The most powerful words to the gathering of a few thousand came from widow Karnit Goldwasser, who has been the spokeswoman of an international campaign to release her husband and Eldad Regev, then believed to be alive.

"They say time heals all wounds," she said. "But is this really so? Two years have passed since that debilitating moment that cut through our life's thread, the moment in which the worst scenario became a threatening reality that forced us to dive into a dark and convoluted world. I believed and hoped that the moment would come where I would wake up and say it was all just a bad dream."

But Israelis have been waking up to find that many of their goals have gone unrealized. The prisoner exchange has Israel feeling like it was "played." Some wondered why Israel agreed to the swap, if Hezbollah wasn't straight with Israel about whether the two were alive and whether they had information about Ron Arad, who was captured in Lebanon in 1986 and is considered missing in action.

Groundswell of public pressure

Part of the answer, analysts say, is that the families succeeded in creating a groundswell of public pressure to bring their sons home, dead or alive, even at the cost of releasing Lebanon's Samir Kuntar, convicted of killing four Israelis in a 1979 raid here.

"What we witnessed in the last two years and more is that the families of those soldiers and the involvement of the Israeli media and public opinion is very strong in affecting the decisionmakers," says Yitzhak Reiter, a professor of political science and Middle Eastern Studies at the Hebrew University of Jerusalem.

"It affects the ability to negotiate on a fair bargain," he says. "This is something that Israel should handle differently. Perhaps the government in the near future will make an official decision that dead bodies will be exchanged only for dead bodies, and live soldiers for live soldiers.

"If the other side doesn't give you complete information about your soldiers, such as whether they are dead or alive, then you just don't do it. The government could put this criteria in place, and then if a situation occurs in the future, the enemy knows our principles and won't expect otherwise," Mr. Reiter says.

Israel's principle is that it is immoral to leave any soldier or citizen on foreign soil. It has, as a result, sometimes traded hundreds of prisoners for the release of one man. This ethos has come under some criticism in recent days. But Defense Minister Ehud Barak, speaking at Goldwasser's funeral, defended it vehemently.

"We were prepared to pay a high price, even higher than what seemed logical, in order to see our sons sent home," Mr. Barak said. "If any of you, God forbid, should be captured, or should anything worse happen in the fight against the terror, Israel, its government, and the IDF [Israel Defense Forces] will do everything just and possible to bring you home."

But Aviva Cavaille, a young woman who came to the funeral, said most Israelis could not understand how their government had agreed to a swap that didn't include Cpl. Gilad Shalit, who was abducted by Hamas more than two years ago while on duty close to the Gaza Strip.

"From the ethical point of view, it's not acceptable that we got the bodies of two men, and for that we released a murderer who is alive and celebrating in Lebanon," says Ms.
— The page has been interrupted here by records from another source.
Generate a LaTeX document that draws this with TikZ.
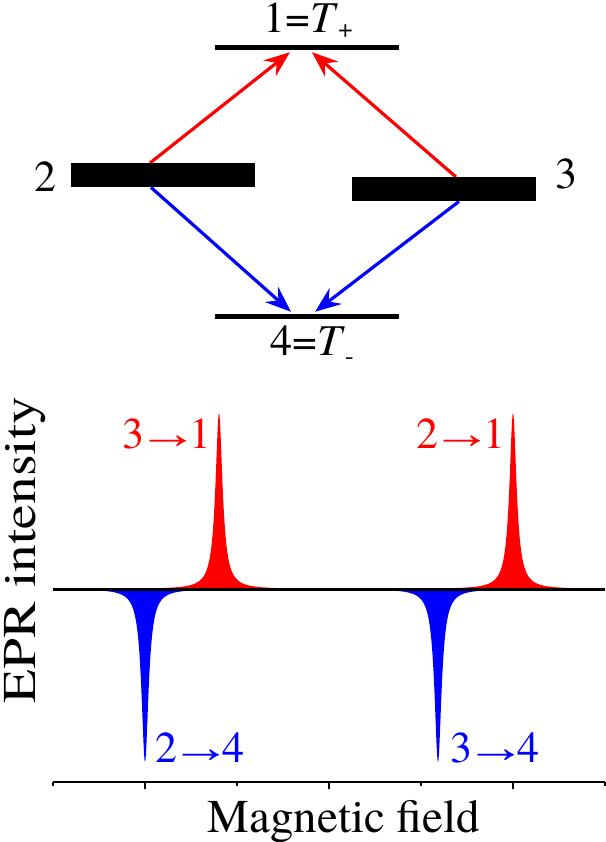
\documentclass[tikz,border=0pt]{standalone}
\usepackage{fontspec}
\setmainfont{TeX Gyre Termes}
\newfontfamily\arrfont{Liberation Serif}
\newcommand{\tto}{\kern-7pt{\arrfont\scalebox{1.4}[1]{→}}\kern-9pt}
\usetikzlibrary{arrows.meta}
\begin{document}
\begin{tikzpicture}[x=1pt,y=-1pt,
  declare function={lor(\x,\c,\a)=\a/(1+((\x-\c)/4.3)^2);},
  levelline/.style={fill=black,minimum width=184pt,minimum height=5pt,inner sep=0pt},
  statebox/.style={fill=black,minimum width=184pt,minimum height=24pt,inner sep=0pt,anchor=north west},
  trans/.style={line width=3.2pt,-{Stealth[length=26pt,width=20pt,inset=9pt]}},
  lab/.style={font=\fontsize{44}{48}\selectfont,inner sep=0pt,anchor=base},
  axlab/.style={font=\fontsize{47}{50}\selectfont,inner sep=0pt,anchor=base}]
\useasboundingbox (0,0) rectangle (605,842);
% energy levels
\node[levelline] (L1) at (307,48) {};
\node[levelline] (L4) at (307,316) {};
\node[statebox] (L2) at (71,163) {};
\node[statebox] (L3) at (352,177) {};
\node[lab] (t1) at (308,33) {1=\textit{T}\raisebox{-4.5pt}{\fontsize{26}{26}\selectfont +}};
\node[lab] (t4) at (312,355) {4=\textit{T}\raisebox{-9pt}{\fontsize{26}{26}\selectfont -}};
\node[lab] (t2) at (45.5,192) {2};
\node[lab] (t3) at (566,189) {3};
% transitions
\draw[trans,red] ([xshift=79pt]L2.north west) -- ([xshift=-17pt,yshift=-1.5pt]L1.south);
\draw[trans,red] ([xshift=104pt]L3.north west) -- ([xshift=5pt,yshift=-1.5pt]L1.south);
\draw[trans,blue] ([xshift=80pt]L2.south west) -- ([xshift=-16pt,yshift=1.5pt]L4.north);
\draw[trans,blue] ([xshift=107pt]L3.south west) -- ([xshift=8pt,yshift=1.5pt]L4.north);
\node[statebox] at (71,163) {};
\node[statebox] at (352,177) {};
% spectrum
\fill[red] (69,589) -- plot[domain=69:369,samples=601] (\x,{589-lor(\x,219,176)}) -- (369,589) -- cycle;
\fill[red] (363,589) -- plot[domain=363:605,samples=485] (\x,{589-lor(\x,513,176)}) -- (605,589) -- cycle;
\fill[blue] (53,589) -- plot[domain=53:295,samples=485] (\x,{589+lor(\x,145,173)}) -- (295,589) -- cycle;
\fill[blue] (288,589) -- plot[domain=288:588,samples=601] (\x,{589+lor(\x,438,173)}) -- (588,589) -- cycle;
\coordinate (b0) at (53,589);
\coordinate (b1) at (605,589);
\draw[line width=3pt] (b0) -- (b1);
\node[lab,red] (p31) at (167,448) {3\tto1};
\node[lab,red] (p21) at (461,448) {2\tto1};
\node[lab,blue] (p24) at (200,762) {2\tto4};
\node[lab,blue] (p34) at (495,762) {3\tto4};
% axis
\coordinate (a0) at (53,782);
\coordinate (a1) at (605,782);
\draw[line width=1.3pt] (a0) -- (a1);
\foreach \t in {53,237,421,605} \draw[line width=1.3pt] (\t,782) -- (\t,786);
\foreach \t in {145,329,513} \draw[line width=1.3pt] (\t,782) -- (\t,789);
\node[axlab] (xl) at (344,832) {Magnetic field};
\node[axlab,rotate=90] (yl) at (35,550) {\scalebox{1.18}[1]{EPR intensity}};
\end{tikzpicture}
\end{document}
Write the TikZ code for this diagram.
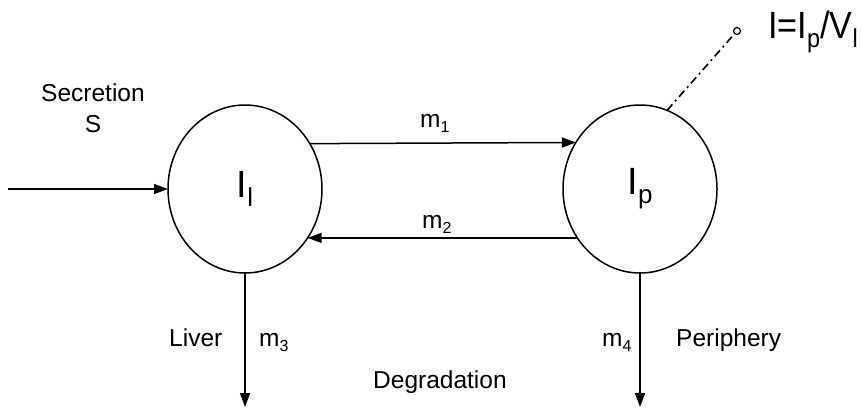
\documentclass[tikz,border=0pt]{standalone}
\usepackage{graphicx}
\usepackage{fontspec}
\setmainfont{Liberation Sans}
\usetikzlibrary{shapes.geometric,arrows.meta}
% subscripts for the compartment symbols and for the rate labels
\newcommand\bigsub[1]{\raisebox{-9pt}{\fontsize{26}{26}\selectfont #1}}
\newcommand\ratesub[1]{\raisebox{-5pt}{\fontsize{16}{16}\selectfont #1}}

\begin{document}
\begin{tikzpicture}[x=1pt,y=-1pt,
  compartment/.style={draw, ellipse, line width=1.5pt, minimum width=154pt,
    minimum height=168pt, inner sep=0pt, outer sep=0pt,
    font=\fontsize{38}{40}\selectfont},
  flow/.style={line width=1.5pt, -{Triangle[length=14pt,width=10pt]}},
  lbl/.style={font=\fontsize{24.5}{31}\selectfont, inner sep=0pt},
]
\useasboundingbox (0,0) rectangle (861,410);

% compartments: liver and periphery
\node[compartment] (L) at (245,189) {I\bigsub{l}};
\node[compartment] (P) at (640,189) {I\bigsub{p}};

% secretion into the liver
\coordinate (src) at (8,189);
\draw[flow] (src) -- (L.west);
\node[lbl, align=center, anchor=base] (sec) at (93,132) {Secretion\\S};

% exchange between compartments
\draw[flow] (L.35.5) -- (P.144.5);
\draw[flow] (P.-142) -- (L.-38);
\node[lbl, anchor=base west] (m1) at (420,127) {m\ratesub{1}};
\node[lbl, anchor=base west] (m2) at (422,228) {m\ratesub{2}};

% degradation
\coordinate (outL) at (245,407);
\coordinate (outP) at (640,407);
\draw[flow] (L.south) -- (outL);
\draw[flow] (P.south) -- (outP);
\node[lbl, anchor=base west] (liver) at (169,346) {Liver};
\node[lbl, anchor=base west] (m3) at (259,346) {m\ratesub{3}};
\node[lbl, anchor=base west] (m4) at (602,346) {m\ratesub{4}};
\node[lbl, anchor=base west] (peri) at (676,346) {Periphery};
\node[lbl, anchor=base west] (deg) at (373,388) {Degradation};

% measured concentration
\node[draw, circle, line width=1.2pt, minimum size=7pt, inner sep=0pt] (obs) at (737,31) {};
\draw[line width=1.6pt, dash pattern=on 8pt off 4pt on 2pt off 4pt] (P.71) -- (obs);
\node[anchor=base west, inner sep=0pt, font=\fontsize{38}{40}\selectfont] (conc) at (768,38)
  {\scalebox{0.9}[1]{I=I\bigsub{p}/V\bigsub{l}}};
\end{tikzpicture}
\end{document}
Cavaille. "It creates a greater danger for kidnappings in the future. It shows the weakness of our leadership."

Family persistence

At the same time, many others give Karnit Goldwasser credit for keeping the case of the abducted soldiers on the agenda, traveling globally and trying to force leaders to push for progress on an issue that could have easily have disappeared from the headlines. Among the partners in this were leaders in the American Jewish community, who had made dog tags with the names of the soldiers on them and asked people to wear them in solidarity.

"Karnit singlehandedly raised this level of awareness through her own public presence, and I think that's what got us to this point," says Lori Klinghoffer, the chairwoman of National Women's Philanthropy in the United Jewish Communities, a US umbrella group. "There have been other missing soldiers, and they usually stay in the news for a week or two."
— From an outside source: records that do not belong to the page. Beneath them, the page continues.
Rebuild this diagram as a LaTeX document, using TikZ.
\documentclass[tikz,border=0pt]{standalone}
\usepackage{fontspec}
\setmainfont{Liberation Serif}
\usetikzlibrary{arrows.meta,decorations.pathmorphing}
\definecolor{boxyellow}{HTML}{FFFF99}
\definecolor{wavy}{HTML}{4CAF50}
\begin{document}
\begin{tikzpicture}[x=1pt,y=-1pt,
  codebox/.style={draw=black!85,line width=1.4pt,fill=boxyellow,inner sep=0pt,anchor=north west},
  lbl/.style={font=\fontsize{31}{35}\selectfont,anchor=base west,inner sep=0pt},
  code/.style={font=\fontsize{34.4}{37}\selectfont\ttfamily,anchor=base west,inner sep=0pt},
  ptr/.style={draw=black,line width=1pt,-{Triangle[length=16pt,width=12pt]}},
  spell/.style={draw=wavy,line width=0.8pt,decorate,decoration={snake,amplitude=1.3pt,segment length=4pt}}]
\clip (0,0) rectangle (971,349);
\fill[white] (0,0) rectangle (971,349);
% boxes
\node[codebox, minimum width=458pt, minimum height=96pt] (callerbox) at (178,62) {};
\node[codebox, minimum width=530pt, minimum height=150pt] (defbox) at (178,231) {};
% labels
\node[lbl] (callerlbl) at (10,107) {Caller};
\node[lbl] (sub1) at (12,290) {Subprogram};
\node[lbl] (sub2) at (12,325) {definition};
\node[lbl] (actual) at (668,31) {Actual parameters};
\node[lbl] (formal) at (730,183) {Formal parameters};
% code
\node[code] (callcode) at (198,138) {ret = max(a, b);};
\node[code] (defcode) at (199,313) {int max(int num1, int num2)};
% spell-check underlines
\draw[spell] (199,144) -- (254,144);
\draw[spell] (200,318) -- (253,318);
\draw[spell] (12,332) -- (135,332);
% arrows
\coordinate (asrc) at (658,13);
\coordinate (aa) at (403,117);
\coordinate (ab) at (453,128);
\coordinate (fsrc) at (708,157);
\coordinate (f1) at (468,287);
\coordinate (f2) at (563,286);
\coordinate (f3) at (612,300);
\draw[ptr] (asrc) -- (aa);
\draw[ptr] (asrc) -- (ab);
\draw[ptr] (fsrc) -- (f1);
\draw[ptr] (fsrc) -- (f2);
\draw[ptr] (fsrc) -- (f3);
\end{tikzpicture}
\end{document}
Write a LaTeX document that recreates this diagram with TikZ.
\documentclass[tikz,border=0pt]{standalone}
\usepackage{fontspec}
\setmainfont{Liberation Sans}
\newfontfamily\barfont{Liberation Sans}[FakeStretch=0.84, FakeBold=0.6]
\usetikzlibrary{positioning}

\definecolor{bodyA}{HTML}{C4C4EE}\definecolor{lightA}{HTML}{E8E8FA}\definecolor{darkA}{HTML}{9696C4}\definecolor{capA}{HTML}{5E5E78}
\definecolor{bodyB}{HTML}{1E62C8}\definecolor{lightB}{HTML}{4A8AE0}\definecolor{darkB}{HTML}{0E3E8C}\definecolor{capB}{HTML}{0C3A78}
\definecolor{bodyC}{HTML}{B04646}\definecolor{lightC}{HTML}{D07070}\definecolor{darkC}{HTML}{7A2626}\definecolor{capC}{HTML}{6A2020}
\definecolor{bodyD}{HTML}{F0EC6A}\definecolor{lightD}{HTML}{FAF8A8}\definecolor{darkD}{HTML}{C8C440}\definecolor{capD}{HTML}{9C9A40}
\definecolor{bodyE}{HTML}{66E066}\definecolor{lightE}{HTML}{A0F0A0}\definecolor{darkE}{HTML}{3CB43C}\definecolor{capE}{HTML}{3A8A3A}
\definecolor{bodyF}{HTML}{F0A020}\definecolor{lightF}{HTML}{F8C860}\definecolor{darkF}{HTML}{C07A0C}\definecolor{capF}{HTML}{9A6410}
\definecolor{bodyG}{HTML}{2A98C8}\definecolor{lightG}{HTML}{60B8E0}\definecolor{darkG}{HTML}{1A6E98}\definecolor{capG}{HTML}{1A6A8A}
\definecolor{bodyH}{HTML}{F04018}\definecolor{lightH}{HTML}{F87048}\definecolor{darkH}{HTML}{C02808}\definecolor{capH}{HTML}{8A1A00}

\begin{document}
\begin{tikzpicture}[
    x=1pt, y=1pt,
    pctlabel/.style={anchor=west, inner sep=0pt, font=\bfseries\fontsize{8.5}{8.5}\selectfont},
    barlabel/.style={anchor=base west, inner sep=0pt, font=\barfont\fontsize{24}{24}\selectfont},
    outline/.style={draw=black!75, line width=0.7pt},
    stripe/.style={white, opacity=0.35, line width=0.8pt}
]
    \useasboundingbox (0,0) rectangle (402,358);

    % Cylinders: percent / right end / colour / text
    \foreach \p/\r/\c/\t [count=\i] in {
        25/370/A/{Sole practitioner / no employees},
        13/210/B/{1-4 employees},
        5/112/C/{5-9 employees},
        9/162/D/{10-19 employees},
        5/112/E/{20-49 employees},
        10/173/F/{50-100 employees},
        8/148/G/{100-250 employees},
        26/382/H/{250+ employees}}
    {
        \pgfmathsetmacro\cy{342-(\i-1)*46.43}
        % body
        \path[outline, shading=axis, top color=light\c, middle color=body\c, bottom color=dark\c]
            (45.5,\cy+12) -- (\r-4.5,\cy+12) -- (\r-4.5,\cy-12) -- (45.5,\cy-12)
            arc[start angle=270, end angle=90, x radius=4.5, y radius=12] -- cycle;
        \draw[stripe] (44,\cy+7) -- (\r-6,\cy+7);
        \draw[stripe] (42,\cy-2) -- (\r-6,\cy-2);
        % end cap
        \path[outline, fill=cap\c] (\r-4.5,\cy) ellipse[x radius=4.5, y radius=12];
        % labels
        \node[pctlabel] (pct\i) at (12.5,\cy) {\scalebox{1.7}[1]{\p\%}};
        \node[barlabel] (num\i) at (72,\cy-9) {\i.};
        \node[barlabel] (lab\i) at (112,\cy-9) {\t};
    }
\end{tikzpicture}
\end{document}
Some Israelis bristled at the public's questioning over the way the swap tallied up.

Columnis Yair Lapid wrote in the Yediot Ahronoth newspaper that even in Israel's "hyperactive democracy" people should occasionally assume that the right decision was made.

"The deal that ended yesterday wasn't good or bad, only necessary. Anyone who thinks there were other options, deludes himself," Mr. Lapid wrote. "While it's true that Hezbollah is more calculated in its attitude toward the fate of its people, who would want to be Hezbollah today? The clamorous debate over the question of 'Did we get a good price or not,' should be kept for buying cars."